Literature on expatriation indicates that people from different cultures may face difficulties in understanding each other’s behavior and values towards another (Du Plessis & Beaver, 2008). Therefore, this may result in cultural crash. The adjustment of an expatriate employee depends heavily on the HRM polices on training offered to expatriates
In response to cultural shocks, Du Plessis (2010) explains how international human resource managers have realized that employee relation differs significantly from one country to another and that the policies applied to motivate employees in a particular country might be useless in another. Conventional expectations will always surface when employment relationship is concerned due to its bio-centric nature.
Indeed, it is debatable whether IHR managers should attempt to change the lingering views or not. The intangible cultural vigor between western organizations and their off-shore outsourcing opportunities in various fields including employment work ethics, the expectations for enduring relationship development as well as job-specific commitment is equally important to organizations for them to bring the practice to long-term success.
Compensation strategy as IHRM challenge
According to Emadi-Coffin (2002) internationalization of MNCs has brought a host of HRM challenges regarding international benefits and compensation. HR managers in multinational corporations are focusing on the strategic goals and building an extensive compensation plan. This is being done in terms of considering base salaries, short-term and long-term benefits, incentives and growth opportunities.

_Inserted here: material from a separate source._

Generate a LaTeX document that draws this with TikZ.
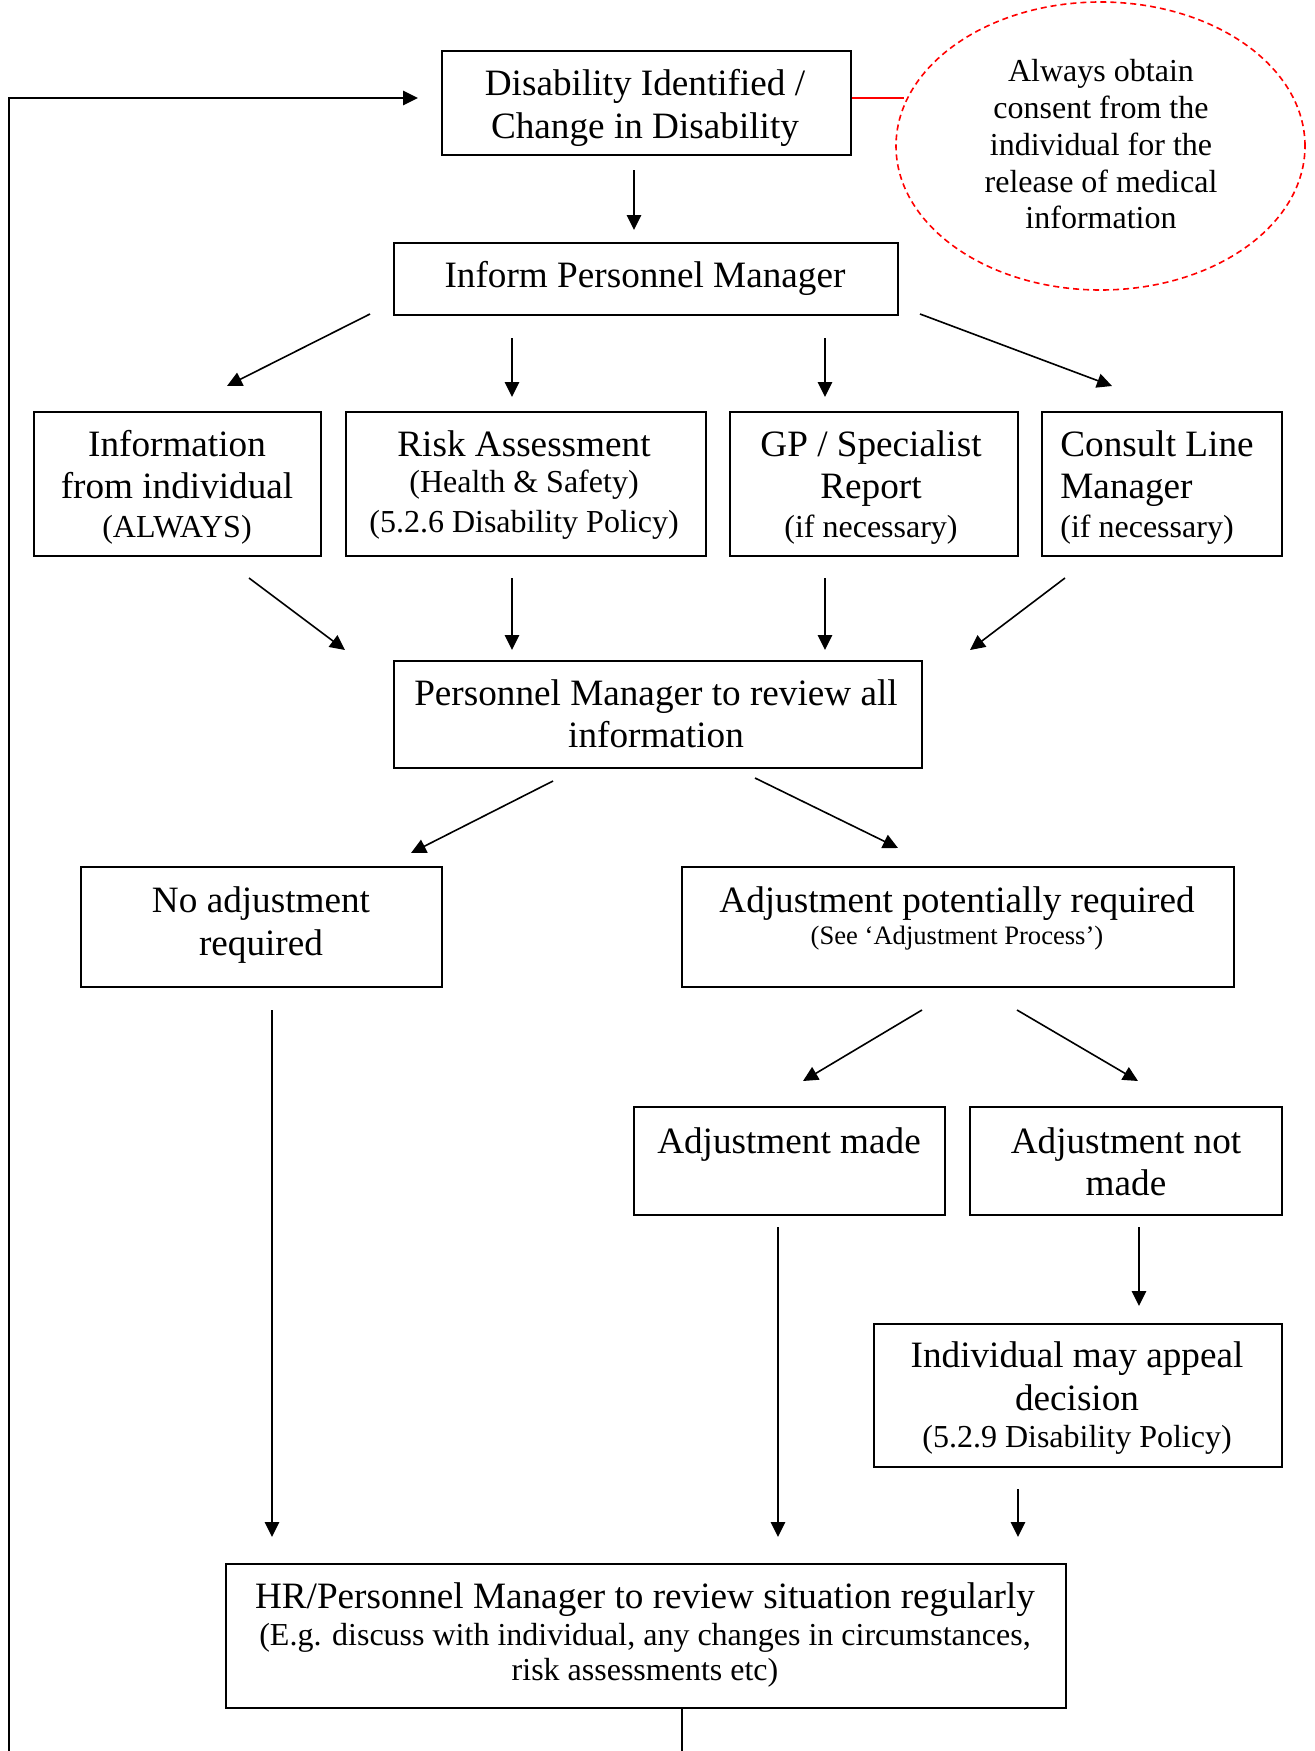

The goal of such kind of plan is to make sure that MNCs’ long-term and short-term goals coexist in the compensation structure without overlapping, which would copy a single compensation plan for the same goal (Dowling & Welch, 2004). The purpose of strategizing is also tailored to make sure that the compensations structure enhances employee attraction and retention, motivating them to work hard and ultimately increase the profitability of the business.
The international compensation structures are becoming increasingly challenging for international HR managers as organizations become more and more global. With increased internationalization of businesses, the conditions of employment and compensation of employees vary significantly amid different labor pools of nationality groups of human resource and also differ amongst MNC (Dowling & Welch, 2004).
These polices can create strong internal conflicts within an organization at any phase of globalization. There are broad variations both between nations and among MNCs within countries regarding how to compensate employees. Despite international compensation playing a vital role in promoting global opportunities for MNCs, the fundamental challenge is that salary levels as well as pressures from labor unions are different between countries and the organizations cannot standardize the compensation policies (Dowling & Welch, 2004).
Therefore, managers should try to design compensation systems that stick to local laws and regulations while sticking into international MNC policies.
The increasing globalization of MNCs is exposing the firms to new challenges that are related to human resource management. One of the challenges is associated with changes in the global environment that IHRM might deal with by enhancing a learning organization culture.
The challenge of expatriation can be solved by training expatriates before sending them on foreign assignment to reduce cultural shock (Beitler, 2005). The challenge of standardizing the international compensation system can be solved by designing systems that stick to local laws and regulations while into international MNC policies.